In a climate of strategic retrenchment, welcomed by Germany, and economic nationalism, favored by many EU members, the Transatlantic Trade and Investment Partnership (TTIP) would likely be stalled and eventually abandoned by an increasingly indifferent U.S. Congress and hostile national parliaments in Europe. Even with reduced refugee flows and no immediate prospect for another round of enlargement, anti-EU populist pressures would remain high, inducing more calls for a renationalization of, or opt-out from, some EU policies, notwithstanding feeble German attempts to steer the union away from institutional shrinkage and “save” the EU from itself and its citizens. Already, Germany’s political restlessness, demographic pressures and vulnerability to a sluggish world economy may be too difficult to overcome for its hegemonic role to last much beyond the end of the decade anyway—with or without a weakened Angela Merkel, but above all with no reliable alternative members able or willing to lead the EU.

A third path to 2020 would gradually reset Europe. With Brexit acting as a wake-up call, Europe’s institutional rebalance would be conceived one issue at a time around a political “new deal” that would follow a cycle of national elections—including France and Germany in 2017 after new elections in Britain would also have reorganized its relations with the union. (Remember the political turnover that shaped the Western pivot of the years 1979–83, from Margaret Thatcher and Ronald Reagan to François Mitterrand and Helmut Kohl?) A more prosperous global economy, buoyed by surging American and Chinese markets, would permit stronger and more evenly distributed gains among EU members. With a motivated new U.S. administration and stronger European governments, TTIP, including Britain and possibly other European members of NATO that are not EU members, could move forward and help to unleash the full potential of the transatlantic economy for a genuine transatlantic marketplace by 2025.

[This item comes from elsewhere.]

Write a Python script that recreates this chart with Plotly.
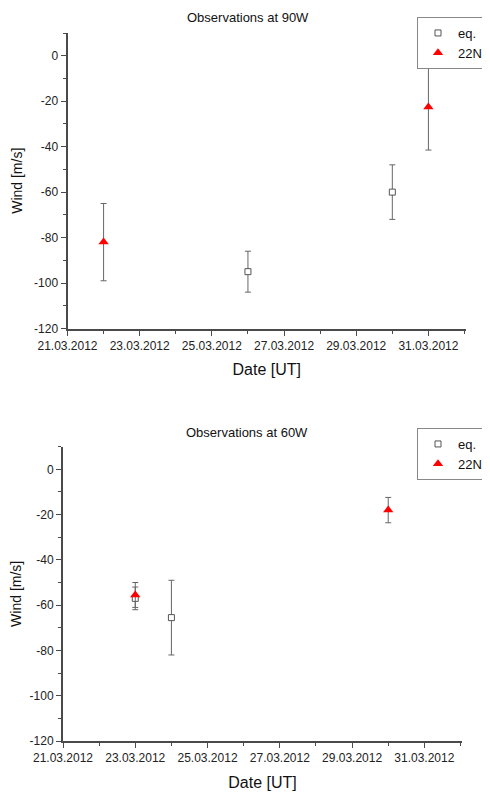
import plotly.graph_objects as go

# ---------------- data ----------------
# Panel 1: Observations at 90W
p1_eq_dates = ["2012-03-26", "2012-03-30"]
p1_eq_wind = [-95, -60]
p1_eq_err = [9, 12]
p1_n22_dates = ["2012-03-22", "2012-03-31"]
p1_n22_wind = [-82, -22.5]
p1_n22_err = [17, 19]

# Panel 2: Observations at 60W
p2_eq_dates = ["2012-03-23", "2012-03-24"]
p2_eq_wind = [-57, -65.5]
p2_eq_err = [5, 16.5]
p2_n22_dates = ["2012-03-23", "2012-03-30"]
p2_n22_wind = [-55.5, -18]
p2_n22_err = [5.5, 5.6]

titles = ["Observations at 90W", "Observations at 60W"]
series_names = ["eq.", "22N"]
y_ticks = [-120, -100, -80, -60, -40, -20, 0]
y_ticktext = ["-120", "-100", "-80", "-60", "-40", "-20", "0"]
x_range = ["2012-03-21", "2012-04-01 01:00"]
y_range = [-120, 10]

# page body has an 8px margin: figure is drawn offset by 8px
OFF = 8
W, H = 490 - OFF, 792 - OFF
FONT = "Liberation Sans, Arial, sans-serif"
AXC = "#4a4a4a"
ERRC = "#666666"

def px(x):
    return (x - OFF) / W

def py(y):
    return 1 - (y - OFF) / H

fig = go.Figure()

panels = [
    (p1_eq_dates, p1_eq_wind, p1_eq_err, p1_n22_dates, p1_n22_wind, p1_n22_err, "x", "y", "legend"),
    (p2_eq_dates, p2_eq_wind, p2_eq_err, p2_n22_dates, p2_n22_wind, p2_n22_err, "x2", "y2", "legend2"),
]
for (ed, ew, ee, nd, nw, ne, xa, ya, lg) in panels:
    fig.add_trace(go.Scatter(
        x=ed, y=ew, mode="markers", name=series_names[0], xaxis=xa, yaxis=ya, legend=lg,
        marker=dict(symbol="square", size=6, color="white", line=dict(color="#555555", width=1)),
        error_y=dict(type="data", array=ee, visible=True, color=ERRC, thickness=1, width=3),
    ))
    fig.add_trace(go.Scatter(
        x=nd, y=nw, mode="markers", name=series_names[1], xaxis=xa, yaxis=ya, legend=lg,
        marker=dict(symbol="triangle-up", size=9, color="#ff0000", line=dict(width=0)),
        error_y=dict(type="data", array=ne, visible=True, color=ERRC, thickness=1, width=3),
    ))

def xaxis(domain, anchor):
    return dict(
        domain=domain, anchor=anchor, type="date", range=x_range, automargin=False,
        tick0="2012-03-21", dtick=2 * 86400000, tickformat="%d.%m.%Y",
        ticks="outside", ticklen=5, tickwidth=1.2, tickcolor=AXC,
        minor=dict(dtick=86400000, ticks="outside", ticklen=3, tickcolor=AXC, tickwidth=1.2),
        showline=True, linecolor=AXC, linewidth=2, showgrid=False, zeroline=False,
        tickfont=dict(family=FONT, size=12, color="#222222"),
        title=dict(text="Date [UT]", font=dict(family=FONT, size=16, color="#111111"), standoff=12),
    )

def yaxis(domain, anchor):
    return dict(
        domain=domain, anchor=anchor, range=y_range, tickvals=y_ticks, ticktext=y_ticktext,
        automargin=False,
        ticks="outside", ticklen=5, tickwidth=1.2, tickcolor=AXC,
        minor=dict(dtick=10, ticks="outside", ticklen=3, tickcolor=AXC, tickwidth=1.2),
        showline=True, linecolor=AXC, linewidth=2, showgrid=False, zeroline=False,
        tickfont=dict(family=FONT, size=12, color="#222222"),
        title=dict(text="Wind [m/s]", font=dict(family=FONT, size=14, color="#111111"), standoff=8),
    )

legend_style = dict(
    bgcolor="white", bordercolor="#888888", borderwidth=1,
    font=dict(family=FONT, size=13, color="#111111"),
    xanchor="right", yanchor="top", tracegroupgap=0, itemwidth=30,
)

fig.update_layout(
    width=W, height=H, margin=dict(l=0, r=0, t=0, b=0, autoexpand=False),
    paper_bgcolor="white", plot_bgcolor="white",
    xaxis=xaxis([px(67.5), px(466)], "y"),
    yaxis=yaxis([py(328.5), py(33)], "x"),
    xaxis2=xaxis([px(63), px(462)], "y2"),
    yaxis2=yaxis([py(741), py(446.7)], "x2"),
    legend=dict(x=px(488), y=py(17), **legend_style),
    legend2=dict(x=px(488), y=py(428), **legend_style),
    annotations=[
        dict(text=titles[0], x=px(248), y=py(17), xref="paper", yref="paper",
             xanchor="center", yanchor="middle",
             showarrow=False, font=dict(family=FONT, size=13, color="#111111")),
        dict(text=titles[1], x=px(246.5), y=py(432.7), xref="paper", yref="paper",
             xanchor="center", yanchor="middle",
             showarrow=False, font=dict(family=FONT, size=13, color="#111111")),
    ],
)

fig.write_html("out.html")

Entering a new decade, negotiations for further EU enlargement would also gain momentum, and improved conditions in the Middle East would reduce the flows of refugees and, together with better economic conditions, help abate populist pressures. With the gradual erosion of Germany’s unipolar moment, a wider leadership for the EU would facilitate the institutional reforms needed for what used to be known as Europe’s “finality,” as well as reset EU relations with a fading Russia and insist on a more active role elsewhere.